Cependant, aucune des propriétés des Bombardier ou de Greif ne jouxte le parc. Entre les deux, il y a entre autres le Domaine des Trois Lacs, un projet immobilier lancé par M. Fontaine et ses associés. " Moi, mes terres ne sont pas à vendre, dit M. Fontaine. Je les exploite. On ne peut pas faire un parc là-dedans. Tous les terrains en bordure des lacs sont déjà vendus. "
Autre détail important: une bonne partie des terres appartenant aux Bombardier et à la compagnie Greif se situe à l'extérieur de la " zone d'agrandissement " que le gouvernement a tracée sur la carte publiée la semaine dernière. Mais à ce sujet, Mme Bédard a déclaré: " La zone publiée sur la carte est une approximation. Ça peut déborder de ça, c'est certain. "
Un mystère cependant: même si Québec affirme négocier actuellement avec des propriétaires, aucun de ceux joints par La Presse au cours des derniers jours ne dit avoir été pressenti par le gouvernement. " Je ne suis pas du tout en négociations ", explique par exemple M. Fontaine.
Joint à son bureau du Mississippi, le vice-président à l'exploitation forestière de Greif Containers, Matthew Bonham, a dit: " Personne ne nous a appelés. Je ne sais rien. Nous n'avons pas été contactés par le gouvernement. Nous possédons 13 000 acres (5200 ha) dans le coin d'Orford. "
La Presse a aussi tenté de joindre André Bombardier, vice-président du conseil d'administration de Bombardier inc. et porte-parole désigné de Placements Bombardier, une société qui gère les affaires de la famille Bombardier. Mais son bureau a indiqué qu'il était à l'extérieur du pays jusqu'à la semaine prochaine.
Claude Laflamme possède 340 hectares de forêt juste au nord-ouest du parc. Il se dit " intéressé " à vendre. Toutefois, précise-t-il, le gouvernement n'a pas pris contact avec lui.
" J'ai acheté ça il y a cinq ou six ans parce que je voulais le protéger, dit-il. Et aussi c'était un bon placement. " Il croit que le gouvernement pourrait réaliser sa promesse. " Les superficies sont là, dit-il. Les prix ne seront pas astronomiques. "

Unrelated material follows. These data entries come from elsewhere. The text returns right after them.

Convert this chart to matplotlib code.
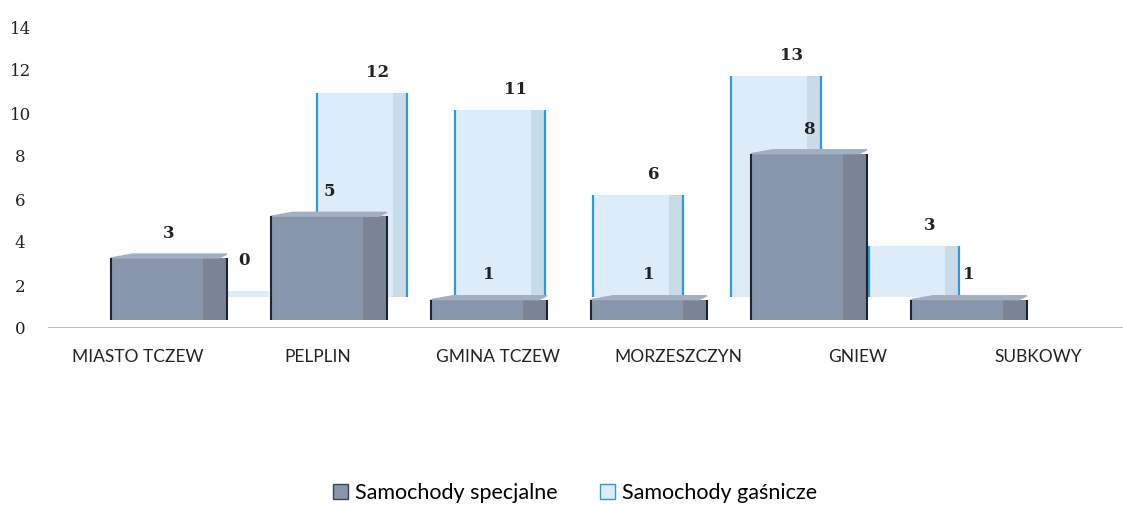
import matplotlib.pyplot as plt
from matplotlib.patches import Patch, Polygon

plt.rcParams['font.family'] = ['DejaVu Serif']

categories = ['MIASTO TCZEW', 'PELPLIN', 'GMINA TCZEW', 'MORZESZCZYN', 'GNIEW', 'SUBKOWY']
specjalne = [3, 5, 1, 1, 8, 1]
gasnicze = [0, 12, 11, 6, 13, 3]
yticks = [0, 2, 4, 6, 8, 10, 12, 14]

# colours
front_face = '#8796ab'
front_side = '#7a8494'
front_top = '#a3afbf'
back_face = '#dcedf9'
back_edge = '#2f9ad6'
axis_col = '#b9a3aa'

fig = plt.figure(figsize=(11.23, 5.05), dpi=100)
# x axis in pixel-like units (perspective layout), y axis in values
ax = fig.add_axes([48 / 1123, 177 / 505, 1 - 48 / 1123, 301 / 505])
ax.set_xlim(48, 1123)
ax.set_ylim(0, 14)

n = len(categories)
label_x = [138 + 180 * i for i in range(n)]
front_x = [169 + 160 * i for i in range(n)]
back_x = [224 + 138 * i for i in range(n)]
front_w, back_w = 116, 90
front_b, front_k = 0.35, 0.97
back_b, back_k = 1.45, 0.79
slab = 0.28

num_font = dict(fontsize=12, fontweight='bold', color='#222222')
sans = ['Lato', 'DejaVu Sans']

# back row: Samochody gaśnicze
for i, v in enumerate(gasnicze):
    h = max(v * back_k, slab)
    cx = back_x[i]
    ax.bar(cx, h, width=back_w, bottom=back_b, color=back_face, edgecolor='none', zorder=1)
    x0, x1 = cx - back_w / 2, cx + back_w / 2
    if v > 0:
        ax.vlines([x0, x1], back_b, back_b + h, color=back_edge, lw=1.6, zorder=1.1)
        ax.bar(x1 - 7, h, width=14, bottom=back_b, color='#c9dbe7', edgecolor='none', zorder=1.05)
        ax.text(cx + 16, back_b + h + 0.55, str(v), ha='center', va='bottom', **num_font)
    else:
        ax.text(cx + 20, back_b + h + 1.0, str(v), ha='center', va='bottom', **num_font)

# front row: Samochody specjalne
for i, v in enumerate(specjalne):
    h = v * front_k
    cx = front_x[i]
    x0, x1 = cx - front_w / 2, cx + front_w / 2
    ax.bar(cx, h, width=front_w, bottom=front_b, color=front_face, edgecolor='none', zorder=2)
    ax.bar(x1 - 12, h, width=24, bottom=front_b, color=front_side, edgecolor='none', zorder=2.1)
    top = front_b + h
    ax.add_patch(Polygon([(x0, top), (x0 + 22, top + 0.18), (x1, top + 0.18), (x1 - 8, top)],
                         closed=True, color=front_top, zorder=2.2))
    ax.vlines([x0, x1], front_b, top, color='#1e2430', lw=1.5, zorder=2.3)
    ax.text(cx, top + 0.75, str(v), ha='center', va='bottom', **num_font)

# axis line
ax.axhline(0, color=axis_col, lw=1.8, zorder=0.5)
for s in ax.spines.values():
    s.set_visible(False)

ax.set_yticks(yticks)
ax.set_yticklabels([str(t) for t in yticks], fontsize=12, color='#222222', ha='center')
ax.tick_params(axis='y', length=0, pad=20)

ax.set_xticks(label_x)
ax.set_xticklabels(categories, family=sans, fontsize=12.5, color='#222222')
ax.tick_params(axis='x', length=0, pad=15)

handles = [Patch(facecolor=front_face, edgecolor='#3a4458', label='Samochody specjalne'),
           Patch(facecolor=back_face, edgecolor=back_edge, label='Samochody gaśnicze')]
fig.legend(handles=handles, loc='center', bbox_to_anchor=(575 / 1123, 1 - 493 / 505), ncol=2,
           frameon=False, prop={'family': sans, 'size': 15.5},
           handlelength=0.7, handleheight=0.7, handletextpad=0.3, columnspacing=2.0)

fig.savefig('out.png', dpi=100)
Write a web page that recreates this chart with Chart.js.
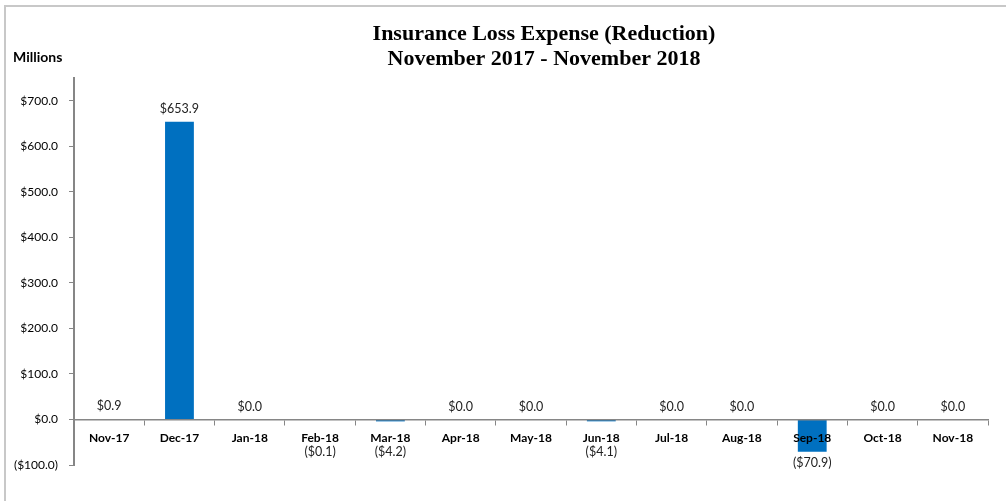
<!DOCTYPE html>
<html>
<head>
<meta charset="utf-8">
<script src="https://cdn.jsdelivr.net/npm/chart.js@4"></script>
<style>
  html, body { margin: 0; padding: 0; background: #fff; }
  #wrap { position: relative; width: 1006px; height: 501px; overflow: hidden; }
  #frame { position: absolute; left: 4px; top: 5px; width: 1100px; height: 600px;
           border-left: 2px solid #c8c8c8; border-top: 2px solid #c8c8c8; }
  canvas { position: absolute; left: 0; top: 0; }
</style>
</head>
<body>
<div id="wrap">
  <div id="frame"></div>
  <canvas id="myChart" width="1006" height="501"></canvas>
</div>
<script>
// data
var months = ['Nov-17', 'Dec-17', 'Jan-18', 'Feb-18', 'Mar-18', 'Apr-18', 'May-18',
              'Jun-18', 'Jul-18', 'Aug-18', 'Sep-18', 'Oct-18', 'Nov-18']
var lossExpense = [0.9, 653.9, 0.0, -0.1, -4.2, 0.0, 0.0, -4.1, 0.0, 0.0, -70.9, 0.0, 0.0]
var yTicks = [-100, 0, 100, 200, 300, 400, 500, 600, 700]
var titleLines = ['Insurance Loss Expense (Reduction)', 'November 2017 - November 2018']
var unitLabel = 'Millions'

var FONT = 'Lato'

function money(v) {
    var s = '$' + Math.abs(v).toFixed(1)
    return v < 0 ? '(' + s + ')' : s
}

// title, unit label and value labels
var textPlugin = {
    id: 'textPlugin',
    afterDraw: function (chart) {
        var ctx = chart.ctx
        var area = chart.chartArea
        ctx.save()

        ctx.fillStyle = '#000'
        ctx.textAlign = 'center'
        ctx.textBaseline = 'middle'
        ctx.font = 'bold 22px "Liberation Serif"'
        var cx = (area.left + area.right) / 2 + 13
        ctx.fillText(titleLines[0], cx, 34)
        ctx.fillText(titleLines[1], cx, 59)

        ctx.textAlign = 'left'
        ctx.font = 'bold 14px ' + FONT
        ctx.fillText(unitLabel, 13, 57)

        var zero = chart.scales.y.getPixelForValue(0)
        var bars = chart.getDatasetMeta(0).data
        ctx.textAlign = 'center'
        ctx.font = '12.5px ' + FONT
        ctx.fillStyle = '#222'
        bars.forEach(function (bar, i) {
            var v = lossExpense[i]
            var y
            if (v >= 0) {
                y = bar.y - 13
            } else {
                y = Math.max(bar.y + 11, zero + 32)
            }
            ctx.fillText(money(v), bar.x, y)
        })
        ctx.restore()
    }
}

var ctx = document.getElementById('myChart').getContext('2d')
var chart = new Chart(ctx, {
    type: 'bar',
    data: {
        labels: months,
        datasets: [{
            label: 'Insurance Loss Expense',
            data: lossExpense,
            backgroundColor: '#0070C0',
            borderWidth: 0,
            categoryPercentage: 1,
            barPercentage: 0.41
        }]
    },
    options: {
        responsive: false,
        animation: false,
        layout: { padding: { left: 0, right: 18, top: 78, bottom: 36 } },
        plugins: {
            legend: { display: false },
            title: { display: false },
            tooltip: { enabled: false }
        },
        scales: {
            x: {
                position: { y: 0 },
                offset: true,
                afterFit: function (scale) { scale.height = 0 },
                grid: {
                    offset: true,
                    drawOnChartArea: false,
                    drawTicks: true,
                    tickLength: 5,
                    color: '#868686',
                    lineWidth: 1,
                    z: 1
                },
                border: { display: true, color: '#868686', width: 1.5, z: 1 },
                ticks: {
                    z: 2,
                    color: '#000',
                    padding: 6,
                    maxRotation: 0,
                    autoSkip: false,
                    font: { family: FONT, size: 12, weight: 'bold' }
                }
            },
            y: {
                min: -100,
                max: 750,
                afterFit: function (scale) { scale.width = 74 },
                afterBuildTicks: function (scale) {
                    scale.ticks = yTicks.map(function (v) { return { value: v } })
                },
                grid: {
                    drawOnChartArea: false,
                    drawTicks: true,
                    tickLength: 5,
                    color: '#868686'
                },
                border: { display: true, color: '#868686', width: 2 },
                ticks: {
                    color: '#000',
                    padding: 11,
                    font: { family: FONT, size: 12 },
                    callback: function (v) { return money(v) }
                }
            }
        }
    },
    plugins: [textPlugin]
})
</script>
</body>
</html>
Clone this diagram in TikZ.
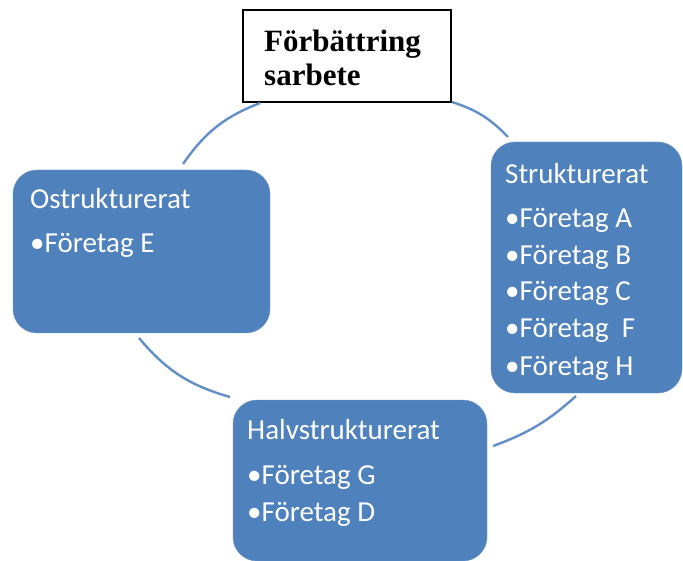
\documentclass[tikz,border=0pt]{standalone}
\usepackage{fontspec}
\setmainfont{Liberation Serif}
\newfontfamily\boxfont{Carlito}
\usetikzlibrary{positioning}
\definecolor{boxblue}{RGB}{79,129,189}
\definecolor{arcblue}{RGB}{98,143,200}

\begin{document}
\begin{tikzpicture}[x=1pt,y=1pt,
  box/.style={rectangle,rounded corners=24pt,fill=boxblue,draw=boxblue!85!white,inner sep=0pt},
  txt/.style={text=white,font=\boxfont\fontsize{29}{37}\selectfont,align=left,inner sep=0pt,anchor=base west},
  cyc/.style={draw=arcblue,line width=2.4pt,bend left=#1}]
\useasboundingbox (0,0) rectangle (683,-561);

\node[draw=black,fill=white,line width=1.3pt,minimum width=208pt,minimum height=92pt] (goal) at (347,-56) {};
\node[box,minimum width=257pt,minimum height=163pt] (ostr) at (141.5,-251.5) {};
\node[box,minimum width=191pt,minimum height=251pt] (strukt) at (586.5,-267.5) {};
\node[box,minimum width=254pt,minimum height=161pt] (halv) at (360,-480.5) {};

\node[anchor=base west,inner sep=0pt,align=left,font=\fontsize{31}{34}\selectfont\bfseries] (goaltxt) at (264,-86) {Förbättring\\sarbete};
\node[txt] (ostrtxt) at (30,-253) {Ostrukturerat\\[7pt]•Företag E};
\node[txt] (strukttxt) at (505,-375) {Strukturerat\\[7pt]•Företag A\\•Företag B\\•Företag C\\•Företag\ \ F\\•Företag H};
\node[txt] (halvtxt) at (247,-521) {Halvstrukturerat\\[8pt]•Företag G\\•Företag D};

\coordinate (a1) at (183,-164);
\coordinate (a2) at (260,-103);
\coordinate (b1) at (452,-102);
\coordinate (b2) at (508,-137);
\coordinate (c1) at (576,-396);
\coordinate (c2) at (493,-446);
\coordinate (d1) at (230,-397);
\coordinate (d2) at (139,-338);

\draw[cyc=17] (a1) to (a2);
\draw[cyc=14] (b1) to (b2);
\draw[cyc=11] (c1) to (c2);
\draw[cyc=17] (d1) to (d2);
\end{tikzpicture}
\end{document}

" Je suis contre les condos à Orford, mais je suis très en accord avec l'agrandissement du parc, dit-il. Je trouve qu'on pourrait avoir un compromis. Il y a une occasion à saisir. Si on refuse, je ne suis pas sûr qu'on sera gagnant. " Mais il ne tient pas nécessairement à s'associer à une initiative aussi décriée. " La contestation est tellement forte que tout ça va peut-être tomber à l'eau ", dit-il.
Parmi ceux qui contestent, justement, il y a les voisins de M. Laflamme, la famille Dépôt. Militants écologistes bien connus dans la région, Jean-Guy Dépôt et son fils Pierre dénoncent sur toutes les tribunes le projet de privatisation du centre de ski. Leur terrain de six hectares leur procure du bois de chauffage et leur permet d'exploiter une petite cabane à sucre.
Pierre Dépôt croit que le projet du gouvernement ne se réalisera pas. " Le lien de confiance est brisé et les gens ne veulent pas vendre ", estime-t-il.
Jacques Darche possède depuis 25 ans un terrain de 148 hectares qui borde le parc au nord-est. Il est prêt à vendre... s'il obtient son prix, bien sûr. " C'est l'offre et la demande qui vont décider, dit-il. Mon terrain fait le trait d'union entre le parc et le marais du lac Brompton, qui est déjà zoné conservation. " Cependant, il dit ne pas avoir de nouvelles de Québec.
Encore cette semaine, le premier ministre Jean Charest affirmait à Radio-Canada: " Notre objectif est de doubler la superficie du parc. On est en négociations pour y arriver avec des propriétaires. " Mais qui sont-ils?